Le lendemain, Vicente Lopez Carril, s'offre un "One man show" du feu de Dieu dans l'arrière-pays Niçois. L'Espagnol franchit la banderole sur la Promenade des Anglais neuf minutes devant le peloton. Dans la demi-étape de la douzième étape, un contre la montre de vingt-trois bornes, Luis Ocana enfonce un peu plus encore le clou en s'adjugeant sa troisième levée sur ce Tour. Lucien Van Impe inaugure l'entrée dans les Pyrénées par un succès au sommet de Pyrénées 2000 avant que le maillot jaune ne termine en solitaire à Luchon, le lendemain. Luis Ocana, sur un nuage, régente la course à la manière d'un Merckx.
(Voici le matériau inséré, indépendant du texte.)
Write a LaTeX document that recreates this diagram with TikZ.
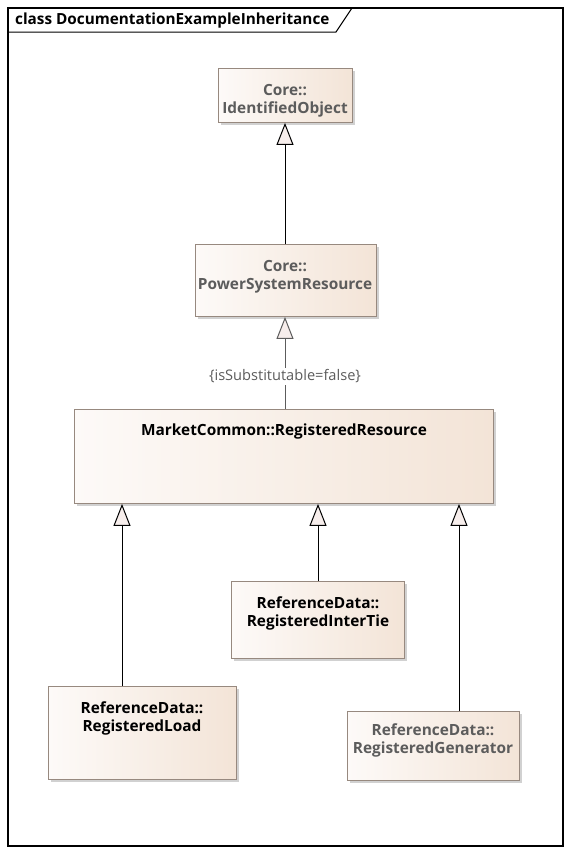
\documentclass[tikz,border=0pt]{standalone}
\usepackage{fontspec}
\setmainfont{Open Sans}
\usetikzlibrary{arrows.meta,shadows}
\definecolor{boxL}{HTML}{FDFAF8}
\definecolor{boxR}{HTML}{F3E4D7}
\definecolor{boxDraw}{HTML}{97897F}
\definecolor{grayText}{HTML}{5C5C5C}
\definecolor{tipFill}{HTML}{F7EEEC}
\tikzset{
  cls/.style={draw=boxDraw, line width=0.9pt, left color=boxL, right color=boxR, anchor=north west, inner sep=0pt,
    drop shadow={shadow xshift=3pt, shadow yshift=-3pt, fill=black!30, opacity=0.6}},
  clstext/.style={font=\bfseries\fontsize{15.4}{18}\selectfont, align=center, inner sep=0pt, anchor=north},
  gen/.style={line width=1pt, -{Triangle[open, length=22pt, width=17pt, fill=tipFill]}},
}
\begin{document}
\begin{tikzpicture}[x=1pt,y=-1pt]
\useasboundingbox (0,0) rectangle (570,854);
% frame
\draw[line width=1.2pt] (8,8) rectangle (563,846);
\draw[line width=1pt] (8,32) -- (336,32) -- (352,8);
\node[anchor=west, inner sep=0pt, font=\bfseries\fontsize{15.3}{17}\selectfont] (title) at (15,20.5) {class DocumentationExampleInheritance};

% classes
\node[cls, minimum width=134pt, minimum height=54pt] (io) at (218,68) {};
\node[clstext, text=grayText] (iot) at (285,84) {Core::\\IdentifiedObject};

\node[cls, minimum width=181pt, minimum height=72pt] (psr) at (195,244) {};
\node[clstext, text=grayText] (psrt) at (285,260) {Core::\\PowerSystemResource};

\node[cls, minimum width=419pt, minimum height=94pt] (rr) at (74,409) {};
\node[clstext] (rrt) at (284,424) {MarketCommon::RegisteredResource};

\node[cls, minimum width=173pt, minimum height=77pt] (it) at (231,581) {};
\node[clstext] (itt) at (318,597) {ReferenceData::\\RegisteredInterTie};

\node[cls, minimum width=188pt, minimum height=93pt] (ld) at (48,686) {};
\node[clstext] (ldt) at (142,702) {ReferenceData::\\RegisteredLoad};

\node[cls, minimum width=172pt, minimum height=69pt] (gn) at (347,711) {};
\node[clstext, text=grayText] (gnt) at (433,724) {ReferenceData::\\RegisteredGenerator};

% generalizations
\draw[gen] (psr.north -| 285,0) -- (io.south -| 285,0);
\draw[gen, draw=grayText] (rr.north -| 285,0) -- node[pos=0.355, fill=white, inner sep=1.5pt, text=grayText, font=\fontsize{14.6}{16}\selectfont] (lbl) {\{isSubstitutable=false\}} (psr.south -| 285,0);
\draw[gen] (ld.north -| 122,0) -- (rr.south -| 122,0);
\draw[gen] (it.north -| 318,0) -- (rr.south -| 318,0);
\draw[gen] (gn.north -| 459,0) -- (rr.south -| 459,0);
\end{tikzpicture}
\end{document}
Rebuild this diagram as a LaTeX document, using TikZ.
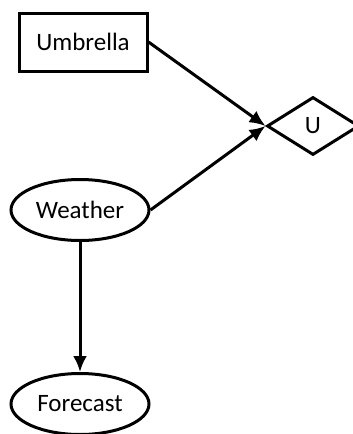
\documentclass[tikz,border=0pt]{standalone}
\usepackage{fontspec}
\setmainfont{Carlito}
\usepackage{tikz}
\usetikzlibrary{shapes.geometric,arrows.meta}
\tikzstyle{decision}=[rectangle,draw,line width=3pt,minimum width=128pt,minimum height=58pt,inner sep=0pt]
\tikzstyle{chance}=[ellipse,draw,line width=3pt,minimum width=138pt,minimum height=61pt,inner sep=0pt]
\tikzstyle{utility}=[diamond,draw,line width=3pt,minimum width=92pt,minimum height=58pt,inner sep=0pt]

\begin{document}
\begin{tikzpicture}[x=1pt,y=-1pt,line width=3pt,>={Latex[length=16pt,width=14pt]},font=\fontsize{25}{30}\selectfont]
          \clip (0,0) rectangle (353,434);
          \node[decision] (umb) at (83, 42) {Umbrella};
          \node[utility] (u) at (313, 126) {U};
          \node[chance] (wea) at (80, 210) {Weather};
          \node[chance] (fc) at (80, 404) {Forecast};
          \draw[->] (umb.east) -- (u.west);
          \draw[->] (wea.east) -- (u.west);
          \draw[->] (wea.south) -- (fc.north);
        \end{tikzpicture}
\end{document}
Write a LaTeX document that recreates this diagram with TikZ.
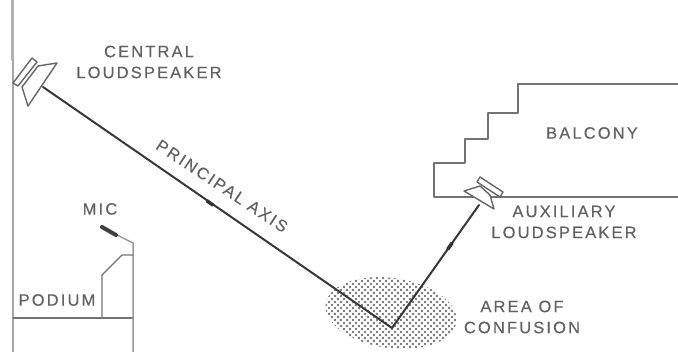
\documentclass[tikz,border=0pt]{standalone}
\usepackage{fontspec}
\newfontfamily\labelfont[LetterSpace=13,FakeBold=0.25]{Liberation Sans}
\tikzset{
  lbl/.style={text=black!62,font=\labelfont\fontsize{16.5}{21}\selectfont,align=center,inner sep=0pt},
  wall/.style={black!55,line width=1.4pt},
  axisline/.style={black!78,line width=2pt},
  spk/.style={black!60,line width=1.4pt,fill=white},
  tick/.style={rectangle,fill=black!80,inner sep=0pt,minimum width=8pt,minimum height=3.5pt},
}
\begin{document}
\begin{tikzpicture}[x=1pt, y=-1pt, line cap=round, line join=round]
    \useasboundingbox (0,0) rectangle (678,352);
    % room
    \draw[black!30,line width=3pt] (12,0) -- (12,60);
    \draw[black!35,line width=1.5pt] (13,60) -- (13,352);
    \draw[wall] (678,84) -- (518,84) -- (518,113) -- (488,113) -- (488,139) -- (465,139) -- (465,163) -- (434,163) -- (434,197) -- (678,197);
    % podium
    \draw[wall] (13,318) -- (133,318);
    \draw[black!40,line width=1.5pt] (133,352) -- (133,243) -- (117,235);
    \draw[wall] (102,318) -- (102,275) -- (122,255) -- (133,255);
    \draw[black!75,line width=4pt] (102,227) -- (116,235);
    % area
    \begin{scope}
      \clip[rotate around={-8:(391,313)}] (391,313) ellipse [x radius=66, y radius=35];
      \foreach \i in {0,...,24} \foreach \j in {0,...,12}
        \foreach \dx/\dy in {0/0,3/3} \fill[black!55] ({320+6*\i+\dx},{275+6*\j+\dy}) circle (1.4pt);
    \end{scope}
    % speakers
    \draw[spk] (38,66) -- (57,63) -- (28,106) -- (22,87) -- cycle;
    \draw[spk] (13,83) -- (32,58) -- (37,62) -- (18,86) -- cycle;
    \draw[spk] (464,191) -- (480,186) -- (490,195) -- (494,209) -- cycle;
    \draw[spk] (480,177) -- (503,192) -- (500,197) -- (477,182) -- cycle;
    % rays
    \coordinate (central) at (43,87);
    \coordinate (apex) at (392,328);
    \coordinate (aux) at (479,205);
    \draw[axisline] (central) -- (apex) -- (aux);
    \node[tick,rotate=-35] (tickaxis) at (210,203) {};
    \node[tick,rotate=55] (tickaux) at (450,246) {};
    % labels
    \node[lbl] (lblcentral) at (149,62) {CENTRAL\\LOUDSPEAKER};
    \node[lbl,rotate=-33.5] (lblaxis) at (222,186) {PRINCIPAL AXIS};
    \node[lbl] (lblmic) at (100,209) {MIC};
    \node[lbl] (lblpodium) at (57,300) {PODIUM};
    \node[lbl] (lblbalcony) at (592,133) {BALCONY};
    \node[lbl] (lblaux) at (564,222) {AUXILIARY\\LOUDSPEAKER};
    \node[lbl] (lblarea) at (522,317) {AREA OF\\CONFUSION};
\end{tikzpicture}
\end{document}
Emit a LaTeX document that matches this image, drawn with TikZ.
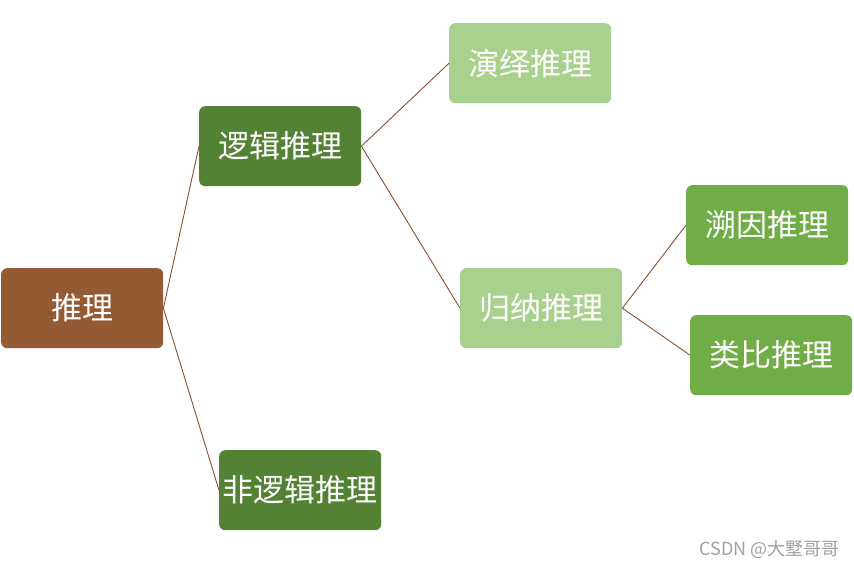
\documentclass[tikz,border=0pt]{standalone}
\usepackage{fontspec}
\newfontfamily\cjk{Noto Sans CJK SC}
\definecolor{brownbox}{HTML}{945A33}
\definecolor{darkg}{HTML}{548235}
\definecolor{midg}{HTML}{70AD47}
\definecolor{lightg}{HTML}{A9D18E}
\definecolor{linec}{HTML}{8B5030}
\definecolor{wm}{HTML}{A0A0A0}
\tikzset{
  box/.style={rounded corners=6pt, minimum width=162pt, minimum height=80pt, inner sep=0pt,
    text=white, font=\cjk\fontsize{31}{36}\selectfont, anchor=north west},
  conn/.style={draw=linec, line width=0.9pt}
}
\begin{document}
\begin{tikzpicture}[x=1pt,y=-1pt]
\useasboundingbox (0,0) rectangle (854,569);
\node[box, fill=brownbox] (root) at (1,268) {推理};
\node[box, fill=darkg] (logic) at (199,106) {逻辑推理};
\node[box, fill=darkg] (nonlogic) at (219,450) {非逻辑推理};
\node[box, fill=lightg] (deduct) at (449,23) {演绎推理};
\node[box, fill=lightg] (induct) at (460,268) {归纳推理};
\node[box, fill=midg] (abduct) at (686,185) {溯因推理};
\node[box, fill=midg] (analog) at (690,315) {类比推理};
\draw[conn] (root.east) -- (logic.west);
\draw[conn] (root.east) -- (nonlogic.west);
\draw[conn] (logic.east) -- (deduct.west);
\draw[conn] (logic.east) -- (induct.west);
\draw[conn] (induct.east) -- (abduct.west);
\draw[conn] (induct.east) -- (analog.west);
\node[text=wm, font=\cjk\fontsize{18}{21}\selectfont, anchor=east, inner sep=0pt] (wmark) at (840,550) {CSDN @大墅哥哥};
\end{tikzpicture}
\end{document}
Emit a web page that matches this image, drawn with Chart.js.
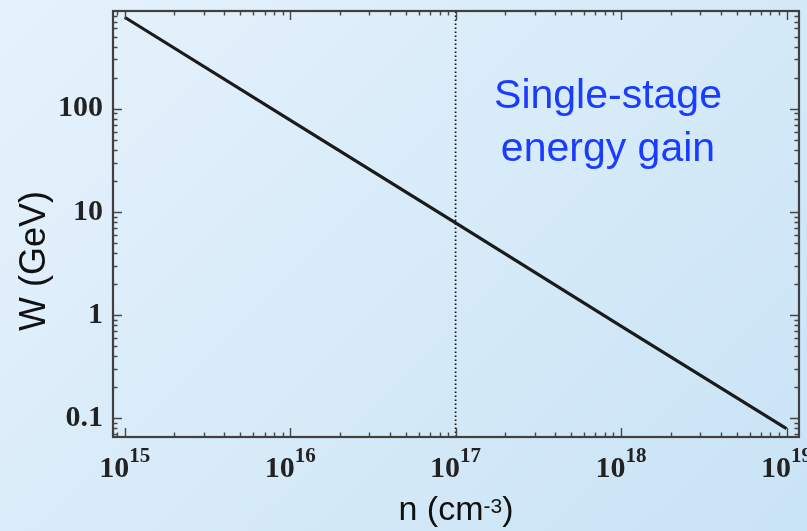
<!DOCTYPE html>
<html>
<head>
<meta charset="utf-8">
<script src="https://cdn.jsdelivr.net/npm/chart.js@4"></script>
<style>
  html, body { margin: 0; padding: 0; }
  body {
    width: 807px; height: 531px; overflow: hidden;
    background: linear-gradient(135deg, #e6f2fc 0%, #d6eaf8 55%, #c9e3f6 100%);
  }
  canvas { display: block; }
</style>
</head>
<body>
<canvas id="gain" width="807" height="531"></canvas>
<script>
// plasma density (cm^-3) and single-stage energy gain (GeV)
const densities = [1e15, 1e16, 1e17, 1e18, 1e19];
const energyGain = [770, 77.5, 7.8, 0.78, 0.079];
const markerDensity = 1e17;

const yTickValues = [0.1, 1, 10, 100];
const yTickLabels = ["0.1", "1", "10", "100"];
const xTickExponents = [15, 16, 17, 18, 19];

const xRange = [8.5e14, 1.19e19];
const yRange = [0.0655, 885];

const xTitle = "n (cm";
const xTitleSup = "-3";
const yTitle = "W (GeV)";
const noteLines = ["Single-stage", "energy gain"];

const serif = "'Liberation Serif', 'Times New Roman', serif";
const sans = "'Liberation Sans', Arial, sans-serif";

// Mathematica-style frame: box plus inward major/minor ticks on all sides
const frameTicks = {
  id: "frameTicks",
  afterDatasetsDraw(chart) {
    const { ctx, chartArea: a, scales: { x, y } } = chart;
    ctx.save();
    ctx.strokeStyle = "#474747";
    ctx.lineWidth = 1.4;
    const decadeTicks = (min, max) => {
      const out = [];
      for (let k = Math.floor(Math.log10(min)); k <= Math.ceil(Math.log10(max)); k++) {
        for (let m = 1; m <= 9; m++) {
          const v = m * Math.pow(10, k);
          if (v >= min && v <= max) out.push({ v, major: m === 1 });
        }
      }
      return out;
    };
    ctx.beginPath();
    decadeTicks(x.min, x.max).forEach(t => {
      const px = Math.round(x.getPixelForValue(t.v)) + 0.5;
      const len = t.major ? 9 : 4.5;
      ctx.moveTo(px, a.bottom); ctx.lineTo(px, a.bottom - len);
      ctx.moveTo(px, a.top); ctx.lineTo(px, a.top + len);
    });
    decadeTicks(y.min, y.max).forEach(t => {
      const py = Math.round(y.getPixelForValue(t.v)) + 0.5;
      const len = t.major ? 9 : 4.5;
      ctx.moveTo(a.left, py); ctx.lineTo(a.left + len, py);
      ctx.moveTo(a.right, py); ctx.lineTo(a.right - len, py);
    });
    ctx.stroke();
    ctx.lineWidth = 2.2;
    ctx.strokeStyle = "#404040";
    ctx.strokeRect(a.left, a.top, a.width, a.height);
    ctx.restore();
  },
  afterDraw(chart) {
    const { ctx, scales: { x } } = chart;
    ctx.save();
    ctx.fillStyle = "#222";
    ctx.textBaseline = "alphabetic";
    // x tick labels as 10 with a raised exponent
    xTickExponents.forEach(e => {
      const px = x.getPixelForValue(Math.pow(10, e));
      ctx.font = "bold 30px " + serif;
      const wBase = ctx.measureText("10").width;
      ctx.font = "bold 21px " + serif;
      const wSup = ctx.measureText(String(e)).width;
      const left = px - (wBase + wSup) / 2;
      ctx.font = "bold 30px " + serif;
      ctx.fillText("10", left, 477);
      ctx.font = "bold 21px " + serif;
      ctx.fillText(String(e), left + wBase, 462);
    });

    // axis titles
    ctx.fillStyle = "#111";
    ctx.font = "34px " + sans;
    ctx.textAlign = "left";
    const w1 = ctx.measureText(xTitle).width;
    ctx.font = "21px " + sans;
    const w2 = ctx.measureText(xTitleSup).width;
    ctx.font = "34px " + sans;
    const w3 = ctx.measureText(")").width;
    const x0 = 456 - (w1 + w2 + w3) / 2;
    ctx.fillText(xTitle, x0, 520);
    ctx.font = "21px " + sans;
    ctx.fillText(xTitleSup, x0 + w1, 513);
    ctx.font = "34px " + sans;
    ctx.fillText(")", x0 + w1 + w2, 520);

    ctx.save();
    ctx.translate(45, 261);
    ctx.rotate(-Math.PI / 2);
    ctx.font = "36px " + sans;
    ctx.textAlign = "center";
    ctx.fillText(yTitle, 0, 0);
    ctx.restore();

    // annotation
    ctx.fillStyle = "#1a3cff";
    ctx.font = "41px " + sans;
    ctx.textAlign = "center";
    ctx.fillText(noteLines[0], 608, 108);
    ctx.fillText(noteLines[1], 608, 161);
    ctx.restore();
  }
};

new Chart(document.getElementById("gain"), {
  type: "line",
  data: {
    datasets: [
      {
        data: densities.map((n, i) => ({ x: n, y: energyGain[i] })),
        borderColor: "#1b1b1b",
        borderWidth: 3.2,
        pointRadius: 0,
        tension: 0
      },
      {
        data: [{ x: markerDensity, y: yRange[0] }, { x: markerDensity, y: yRange[1] }],
        borderColor: "#111",
        borderWidth: 1.7,
        borderDash: [1.6, 2.4],
        pointRadius: 0
      }
    ]
  },
  options: {
    responsive: false,
    animation: false,
    layout: { padding: { top: 11, right: 8, left: 0, bottom: 0 } },
    plugins: { legend: { display: false }, tooltip: { enabled: false } },
    scales: {
      x: {
        type: "logarithmic",
        min: xRange[0],
        max: xRange[1],
        grid: { display: false, drawTicks: false },
        border: { display: false },
        ticks: { display: false },
        afterFit(scale) {
          scale.height = 94;
          scale.paddingLeft = 0;
          scale.paddingRight = 0;
        }
      },
      y: {
        type: "logarithmic",
        min: yRange[0],
        max: yRange[1],
        grid: { display: false, drawTicks: false },
        border: { display: false },
        afterBuildTicks(scale) { scale.ticks = yTickValues.map(v => ({ value: v })); },
        ticks: {
          padding: 10,
          color: "#222",
          font: { family: serif, size: 30, weight: "bold" },
          callback: (v) => {
            const i = yTickValues.indexOf(v);
            return i >= 0 ? yTickLabels[i] : "";
          }
        },
        afterFit(scale) {
          scale.width = 113;
          scale.paddingTop = 0;
          scale.paddingBottom = 0;
        }
      }
    }
  },
  plugins: [frameTicks]
});
</script>
</body>
</html>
Le panache qu'il déploie depuis la traversée des Alpes transcende les foules et les aficionados de plus en plus hystériques et suscite l'admiration de tous. L'orgueil à fleur de peau, l'"Espagnol de Mont de Marsan" n'en finit pas d'éberluer ses détracteurs. La remontée sur Paris est une véritable marche triomphale pour le fougueux natif de Priego. L'arrivée au sommet du "Volcan Auvergnat" sera l'occasion, une nouvelle fois, d'admirer la facilité et l'aisance du "Pibe de Oro" cycliste. Après avoir décramponné, en compagnie de Van Impe, Thevenet et Fuente dans les derniers kilomètres du Puy de Dôme, l'Espagnol domine le Belge au sprint. Du bel ouvrage. Ouvrage qu'il parachèvera lors du dernier chrono de Versailles en laissant le "Bourguignon" à vingt-cinq secondes en seize bornes d'un parcours linéaire. La boucle est bouclée. Six victoires d'étapes et seize minutes d'avance sur son dauphin, Bernard Thevenet. Depuis Eddy Merckx, en 1969, lors de la première de ses cinq levées, l'écart entre le lauréat et son second n'avait été à ce point conséquent.

Un physique en délicatesse et un moral rarement à la hauteur des ambitions escomptés seront autant d'obstacles à l'épanouissement de l'Espagnol et nuiront gravement et inexorablement à l'enrichissement d'un palmarès loin d'être à la hauteur des capacités et de la classe de Luis Ocana. Toutefois, il demeurera dans les cœurs des passionnés comme l'égal en montagne des Coppi, Bartali, Gaul, Bahamontes, Van Impe ou Pantani. Il reste également l'un des derniers coureurs complets capable de s'envoler vers les cimes et de surclasser les spécialistes de l'effort solitaire.